Request
Reproduce word for word the lines from the beginning of the entries to the line with "plt.rcParams['font.family'] = ['DejaVu", both included, but none of the pictures.

┏━━

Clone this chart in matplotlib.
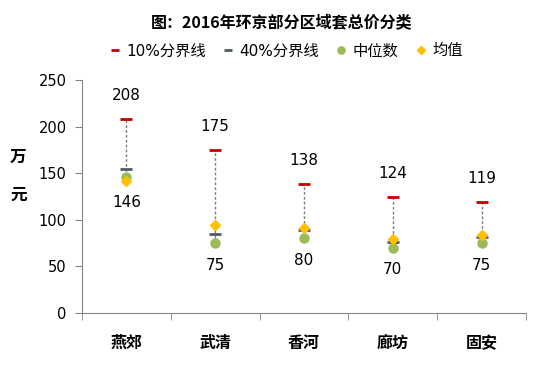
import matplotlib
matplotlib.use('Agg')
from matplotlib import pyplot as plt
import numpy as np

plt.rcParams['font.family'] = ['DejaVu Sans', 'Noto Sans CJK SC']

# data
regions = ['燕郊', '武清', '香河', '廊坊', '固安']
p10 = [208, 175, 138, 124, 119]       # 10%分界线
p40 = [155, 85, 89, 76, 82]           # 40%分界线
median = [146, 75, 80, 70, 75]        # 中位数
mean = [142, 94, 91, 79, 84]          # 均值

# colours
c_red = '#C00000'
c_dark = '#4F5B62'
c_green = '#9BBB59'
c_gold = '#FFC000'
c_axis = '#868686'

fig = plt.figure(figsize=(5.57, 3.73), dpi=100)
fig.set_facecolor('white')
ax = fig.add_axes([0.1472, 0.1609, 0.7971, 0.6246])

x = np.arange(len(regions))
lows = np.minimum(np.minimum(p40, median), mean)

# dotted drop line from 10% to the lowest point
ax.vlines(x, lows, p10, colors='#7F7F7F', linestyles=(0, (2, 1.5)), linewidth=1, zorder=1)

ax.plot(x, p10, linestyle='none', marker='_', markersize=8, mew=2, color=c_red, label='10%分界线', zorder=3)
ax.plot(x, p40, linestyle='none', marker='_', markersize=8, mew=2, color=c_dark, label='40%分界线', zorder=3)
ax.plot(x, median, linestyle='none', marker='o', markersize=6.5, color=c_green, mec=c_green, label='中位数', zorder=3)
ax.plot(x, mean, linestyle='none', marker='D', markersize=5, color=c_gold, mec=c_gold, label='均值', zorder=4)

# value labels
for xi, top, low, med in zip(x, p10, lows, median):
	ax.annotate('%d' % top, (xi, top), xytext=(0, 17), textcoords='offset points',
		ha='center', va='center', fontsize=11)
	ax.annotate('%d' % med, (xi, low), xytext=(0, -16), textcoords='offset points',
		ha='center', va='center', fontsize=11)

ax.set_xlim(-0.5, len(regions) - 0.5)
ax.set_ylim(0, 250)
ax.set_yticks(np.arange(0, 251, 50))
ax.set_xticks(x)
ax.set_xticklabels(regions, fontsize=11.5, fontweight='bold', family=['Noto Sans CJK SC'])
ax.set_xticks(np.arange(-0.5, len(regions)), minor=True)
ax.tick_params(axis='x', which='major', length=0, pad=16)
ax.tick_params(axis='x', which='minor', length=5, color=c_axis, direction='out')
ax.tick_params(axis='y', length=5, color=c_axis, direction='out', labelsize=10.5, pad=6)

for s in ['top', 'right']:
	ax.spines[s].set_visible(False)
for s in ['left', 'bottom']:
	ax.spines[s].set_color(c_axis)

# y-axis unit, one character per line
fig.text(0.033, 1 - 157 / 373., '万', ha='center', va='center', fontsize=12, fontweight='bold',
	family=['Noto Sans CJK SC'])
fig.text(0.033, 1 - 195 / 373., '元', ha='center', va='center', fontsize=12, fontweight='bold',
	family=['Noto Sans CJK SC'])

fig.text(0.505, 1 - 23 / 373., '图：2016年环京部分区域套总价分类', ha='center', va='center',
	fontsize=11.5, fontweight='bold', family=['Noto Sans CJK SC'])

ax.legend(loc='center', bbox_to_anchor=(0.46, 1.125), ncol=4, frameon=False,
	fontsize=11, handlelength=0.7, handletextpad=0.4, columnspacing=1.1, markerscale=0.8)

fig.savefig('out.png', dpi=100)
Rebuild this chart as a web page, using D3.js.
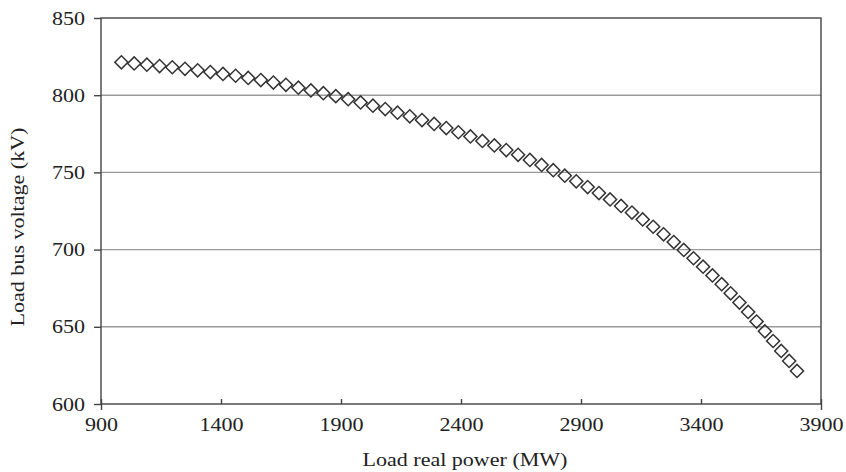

┗━━

Reply
Clone this chart in matplotlib.
import matplotlib
matplotlib.use('Agg')
from matplotlib import pyplot as plt
import numpy as np

plt.rcParams['font.family'] = ['DejaVu Sans', 'Noto Sans CJK SC']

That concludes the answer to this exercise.